La Messiade, ou plutôt Le Messie, est un poème allemand en 20 chants, en vers hexamètres, composé par Klopstock, et mis ordinairement au nombre des épopées. Le sujet en est la vie du Messie, rédempteur du genre humain, à partir du moment où ses ennemis demandent sa mort; le dénouement est la victoire du Dieu de misérorde, et Ia réconciliation de l'espèce humaine avec son créateur.
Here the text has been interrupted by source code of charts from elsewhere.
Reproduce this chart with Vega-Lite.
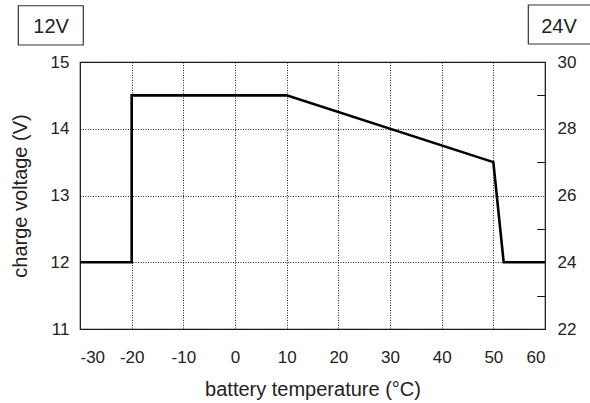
{
  "$schema": "https://vega.github.io/schema/vega-lite/v6.json",
  "width": 465,
  "height": 267,
  "autosize": {"type": "none"},
  "padding": {"left": 80, "top": 62, "right": 45, "bottom": 74},
  "background": "white",
  "config": {
    "font": "Liberation Sans",
    "view": {"stroke": "#111", "strokeWidth": 1.2},
    "axis": {
      "labelFont": "Liberation Sans",
      "titleFont": "Liberation Sans",
      "labelFontSize": 17,
      "titleFontSize": 20,
      "labelColor": "#222",
      "titleColor": "#222",
      "titleFontWeight": "normal",
      "domain": false
    }
  },
  "datasets": {
    "curve": [
      {"temp": -30, "volt": 12},
      {"temp": -20, "volt": 12},
      {"temp": -20, "volt": 14.5},
      {"temp": 10, "volt": 14.5},
      {"temp": 50, "volt": 13.5},
      {"temp": 52, "volt": 12},
      {"temp": 60, "volt": 12}
    ],
    "boxes": [
      {"label": "12V", "x1": -41.94, "x2": -29.36, "y1": 15.843, "y2": 15.255, "tx": -35.6, "ty": 15.52},
      {"label": "24V", "x1": 56.77, "x2": 69.0, "y1": 15.854, "y2": 15.27, "tx": 62.7, "ty": 15.53}
    ],
    "dummy": [{"v": 12}]
  },
  "layer": [
    {
      "data": {"name": "curve"},
      "mark": {"type": "line", "color": "black", "strokeWidth": 2.6, "clip": true},
      "encoding": {
        "x": {
          "field": "temp", "type": "quantitative",
          "scale": {"domain": [-30, 60], "nice": false, "zero": false},
          "axis": {
            "values": [-30, -20, -10, 0, 10, 20, 30, 40, 50, 60],
            "labelExpr": "toString(datum.value)",
            "ticks": false,
            "grid": true, "gridColor": "#222", "gridDash": [1, 1.5], "gridWidth": 1, "gridOpacity": 1,
            "labelPadding": 20,
            "title": "battery temperature (°C)",
            "titlePadding": 14
          }
        },
        "y": {
          "field": "volt", "type": "quantitative",
          "scale": {"domain": [11, 15], "nice": false, "zero": false},
          "axis": {
            "values": [11, 12, 13, 14, 15],
            "ticks": false,
            "grid": true, "gridColor": "#222", "gridDash": [1, 1.5], "gridWidth": 1, "gridOpacity": 1,
            "labelPadding": 11,
            "title": "charge voltage (V)",
            "titlePadding": 20
          }
        }
      }
    },
    {
      "data": {"name": "dummy"},
      "mark": {"type": "point", "opacity": 0},
      "encoding": {
        "y": {
          "field": "v", "type": "quantitative",
          "scale": {"domain": [11, 15], "nice": false, "zero": false},
          "axis": {
            "values": [11.5, 12.5, 13.5, 14.5],
            "labels": false, "grid": false, "title": null,
            "ticks": true, "tickSize": -8, "tickColor": "#111", "tickWidth": 1
          }
        }
      }
    },
    {
      "data": {"name": "dummy"},
      "mark": {"type": "point", "opacity": 0},
      "encoding": {
        "y": {
          "field": "v", "type": "quantitative",
          "scale": {"domain": [22, 30], "nice": false, "zero": false},
          "axis": {
            "orient": "right",
            "values": [22, 24, 26, 28, 30],
            "ticks": false, "grid": false, "title": null,
            "labelPadding": 12
          }
        }
      }
    },
    {
      "data": {"name": "dummy"},
      "mark": {"type": "point", "opacity": 0},
      "encoding": {
        "y": {
          "field": "v", "type": "quantitative",
          "scale": {"domain": [22, 30], "nice": false, "zero": false},
          "axis": {
            "orient": "right",
            "values": [23, 25, 27, 29],
            "labels": false, "grid": false, "title": null,
            "ticks": true, "tickSize": -8, "tickColor": "#111", "tickWidth": 1
          }
        }
      }
    },
    {
      "data": {"name": "boxes"},
      "mark": {"type": "rect", "fill": "white", "stroke": "#333", "strokeWidth": 1.2},
      "encoding": {
        "x": {"field": "x1", "type": "quantitative"},
        "x2": {"field": "x2"},
        "y": {"field": "y1", "type": "quantitative", "scale": {"domain": [11, 15], "nice": false, "zero": false}, "axis": null},
        "y2": {"field": "y2"}
      }
    },
    {
      "data": {"name": "boxes"},
      "mark": {"type": "text", "font": "Liberation Sans", "fontSize": 20, "color": "#222", "align": "center", "baseline": "middle"},
      "encoding": {
        "x": {"field": "tx", "type": "quantitative"},
        "y": {"field": "ty", "type": "quantitative", "scale": {"domain": [11, 15], "nice": false, "zero": false}, "axis": null},
        "text": {"field": "label"}
      }
    }
  ],
  "resolve": {"scale": {"y": "independent"}, "axis": {"y": "independent"}}
}
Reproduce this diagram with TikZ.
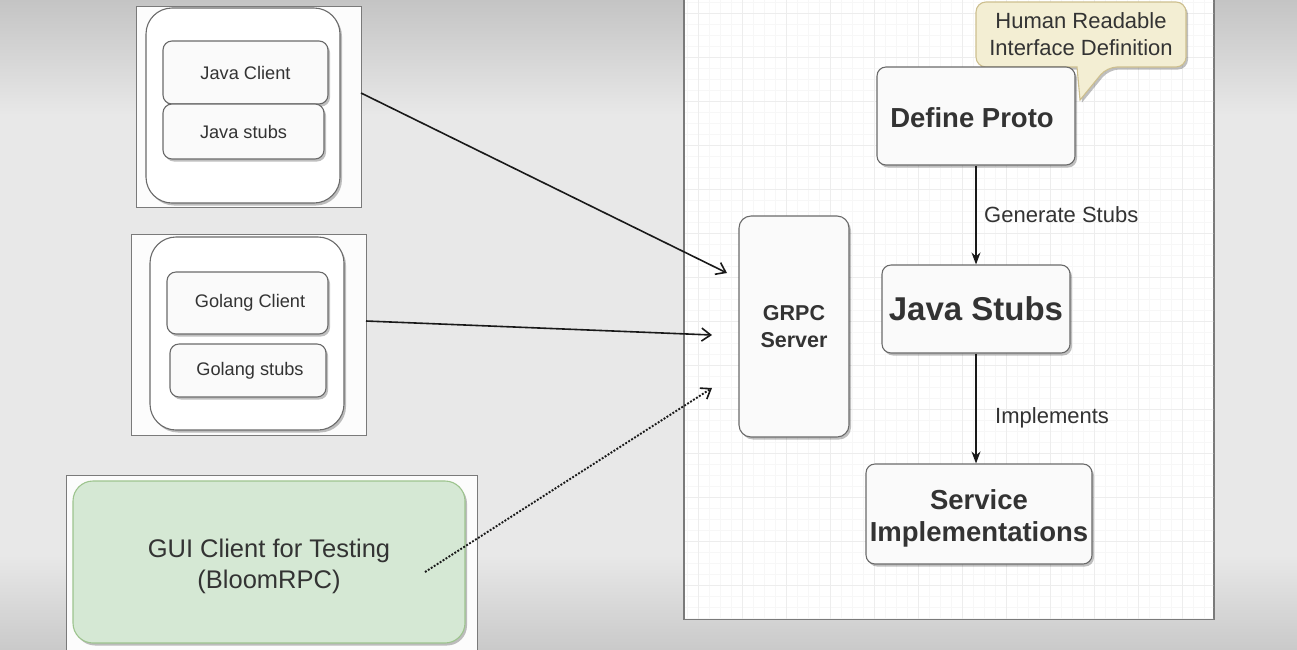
\documentclass[tikz,border=0pt]{standalone}
\usepackage{fontspec}
\setmainfont{Liberation Sans}
\usetikzlibrary{arrows.meta,shadows}
\definecolor{bgtop}{HTML}{C4C4C4}
\definecolor{bgmid}{HTML}{E8E8E8}
\definecolor{bgbot}{HTML}{CACACA}
\definecolor{boxline}{HTML}{6A6A6A}
\definecolor{boxfill}{HTML}{FAFAFA}
\definecolor{frameline}{HTML}{7A7A7A}
\definecolor{framefill}{HTML}{FCFCFC}
\definecolor{txt}{HTML}{333333}
\definecolor{guifill}{HTML}{D5E8D4}
\definecolor{guiline}{HTML}{9DC48E}
\definecolor{callfill}{HTML}{F3EED3}
\definecolor{callline}{HTML}{CDBF8E}
\definecolor{gridmin}{HTML}{F7F7F7}
\definecolor{gridmaj}{HTML}{EDEDED}
\newcommand{\lowr}[2]{\raisebox{-#1}[\height][\depth]{#2}}
\begin{document}
\begin{tikzpicture}[x=1pt,y=-1pt,
  shad/.style={drop shadow={shadow xshift=2pt,shadow yshift=-2.5pt,opacity=0.25,fill=black}},
  frame/.style={draw=frameline,line width=0.9pt,fill=framefill,inner sep=0pt},
  box/.style={draw=boxline,line width=1.1pt,fill=boxfill,rounded corners=9pt,shad,
    text=txt,align=center,inner sep=0pt},
  outerbox/.style={box,rounded corners=26pt,fill=white},
  small/.style={font=\fontsize{18.2}{21}\selectfont},
  big/.style={font=\fontsize{27.5}{32}\selectfont\bfseries},
  lbl/.style={text=txt,font=\fontsize{22}{25}\selectfont,anchor=west,inner sep=0pt},
  conn/.style={line width=1.6pt,draw=black!90,-{Straight Barb[length=9pt,width=13pt,line width=1.6pt]}},
  vconn/.style={line width=1.2pt,draw=black!90,-{Stealth[length=12pt,width=9pt]}}
]
\useasboundingbox (0,0) rectangle (1297,649);
% background
\fill[bgmid] (0,0) rectangle (1297,649);
\shade[top color=bgtop,bottom color=bgmid] (0,0) rectangle (1297,115);
\shade[top color=bgmid,bottom color=bgbot] (0,555) rectangle (1297,649);

% right panel with grid
\node[frame,fill=white,line width=1.2pt,minimum width=530pt,minimum height=629pt] (rpanel) at (949,304.5) {};
\begin{scope}
  \clip (685,0) rectangle (1213,618);
  \foreach \i in {0,...,48} \draw[gridmin,line width=0.6pt] ({687+11*\i},0) -- ++(0,619);
  \foreach \i in {0,...,57} \draw[gridmin,line width=0.6pt] (684,{2+11*\i}) -- ++(530,0);
  \foreach \i in {0,...,12} \draw[gridmaj,line width=0.7pt] ({698+44*\i},0) -- ++(0,619);
  \foreach \i in {0,...,14} \draw[gridmaj,line width=0.7pt] (684,{13+44*\i}) -- ++(530,0);
\end{scope}

% Java panel
\node[frame,minimum width=225pt,minimum height=201pt] (javaframe) at (248.5,106.5) {};
\node[outerbox,minimum width=194pt,minimum height=195pt] (javaouter) at (243,105.5) {};
\node[box,small,minimum width=165pt,minimum height=63pt] (javaclient) at (245.5,72.5) {Java Client};
\node[box,small,minimum width=161pt,minimum height=55pt] (javastubs) at (243.5,131.5) {Java stubs};

% Golang panel
\node[frame,minimum width=235pt,minimum height=201pt] (goframe) at (248.5,334.5) {};
\node[outerbox,minimum width=194pt,minimum height=193pt] (goouter) at (247,333.5) {};
\node[box,small,minimum width=161pt,minimum height=62pt] (goclient) at (247.5,303) {\hspace*{5pt}Golang Client};
\node[box,small,minimum width=156pt,minimum height=53pt] (gostubs) at (248,370.5) {\hspace*{4pt}Golang stubs};

% GUI panel
\node[frame,minimum width=411pt,minimum height=190pt] (guiframe) at (271.5,570) {};
\node[box,draw=guiline,fill=guifill,rounded corners=20pt,font=\fontsize{25.5}{31}\selectfont,
  minimum width=392pt,minimum height=162pt] (gui) at (269,562)
  {\lowr{4pt}{GUI Client for Testing}\\\lowr{4pt}{(BloomRPC)}};

% callout
\draw[callline,fill=callfill,line width=1.1pt,shad]
  (976,30) [rounded corners=10pt] -- (976,2) -- (1186,2) -- (1186,67) -- (1107,67)
  [rounded corners=0pt] -- (1080,100) -- (1077,67) [rounded corners=10pt] -- (976,67) -- (976,30);
\node[text=txt,align=center,font=\fontsize{22}{27}\selectfont,inner sep=0pt] (callout) at (1081,34)
  {Human Readable\\Interface Definition};

% right-hand boxes
\node[box,big,minimum width=198pt,minimum height=98pt] (proto) at (976,116) {\lowr{2pt}{Define Proto}\hspace*{8pt}};
\node[box,font=\fontsize{33}{38}\selectfont\bfseries,minimum width=188pt,minimum height=88pt] (jstubs) at (976,309) {Java Stubs};
\node[box,big,minimum width=226pt,minimum height=100pt] (service) at (979,514)
  {\lowr{4pt}{Service}\\\lowr{4pt}{Implementations}};
\node[box,font=\fontsize{21.5}{27}\selectfont\bfseries,rounded corners=12pt,
  minimum width=110pt,minimum height=221pt] (grpc) at (794,326.5) {GRPC\\Server};

% connectors
\coordinate (jstart) at (361,93);
\coordinate (jtip) at (727,273);
\coordinate (gstart) at (366,321);
\coordinate (gtip) at (712,335);
\coordinate (ustart) at (425,572);
\coordinate (utip) at (712,388);
\draw[conn] (jstart) -- (jtip);
\draw[conn] (gstart) -- (gtip);
\draw[conn,line width=1.9pt,dash pattern=on 1.9pt off 1.6pt] (ustart) -- (utip);

\draw[vconn] (proto.south) -- (jstubs.north);
\draw[vconn] (jstubs.south) -- (jstubs.south |- service.north);
\node[lbl] (genlbl) at (984,215) {Generate Stubs};
\node[lbl] (implbl) at (995,418) {Implements};
\end{tikzpicture}
\end{document}
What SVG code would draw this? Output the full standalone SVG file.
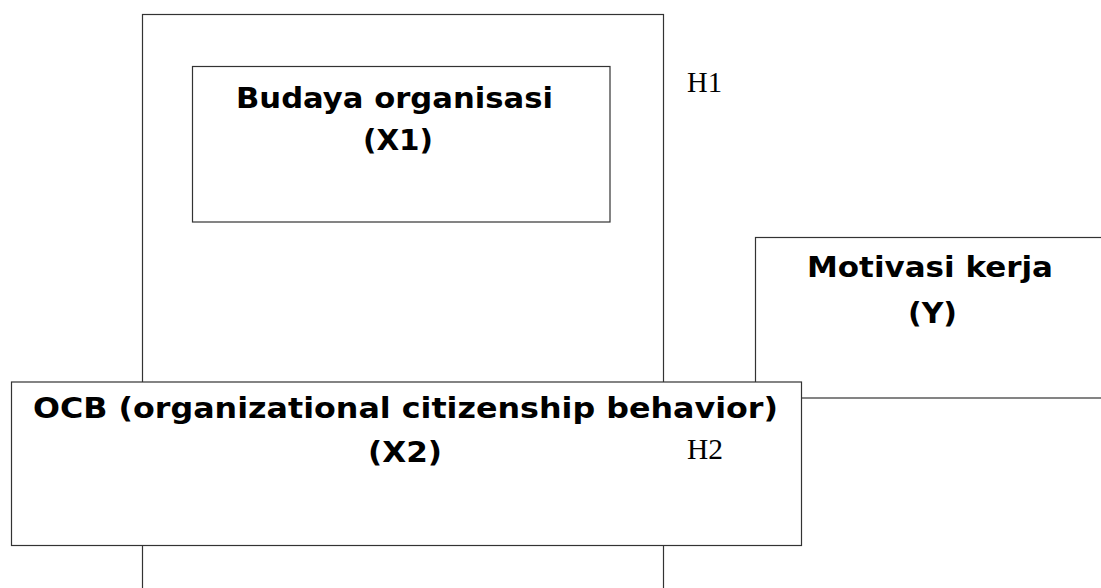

Bien que Klopstock n'ait pas divisé son oeuvre en deux parties, cependant les 10 premiers chants forment un poème complet qui finit à la mort du Sauveur : les 10 derniers, remplis par des hymnes qui se chantent dans les cieux, sont une espèce d'Oratorio, consacré à la résurrection du Christ

Le manque d'action, le défaut du péripétie, est le vice radical de la Messiade, et ce qui empêche les bons critiques de la considérer comme une épopée. Ils reprochent encore au poète d'avoir altéré la simplicité évangélique, et même le dogme. Le poème finit par une ode d'action de grâces au Sauveur. Tout le talent de Klopstock, essentiellement lyrique et descriptif, brille dans l'exécution. On y remarque les portraits des douze apôtres et de leurs anges gardiens (ch. 3), et beaucoup de très beaux chants; les épisodes de l'ange rebelle Abdiel-Abbadona, repentant et cherchant à faire du bien aux hommes (ch. 2 et 9); de Cidli et Sémida, ressuscités par Jésus, et qui s'aiment d'une affection pure et céleste (ch. 4 et 15); de Porcia, que Marie implore pour son fils (ch. 7); la mort de Marie-Madeleine (ch. 12); la vision d'Adam, à qui le Messie découvre une partie du jugement dernier (ch. 18, 10), etc.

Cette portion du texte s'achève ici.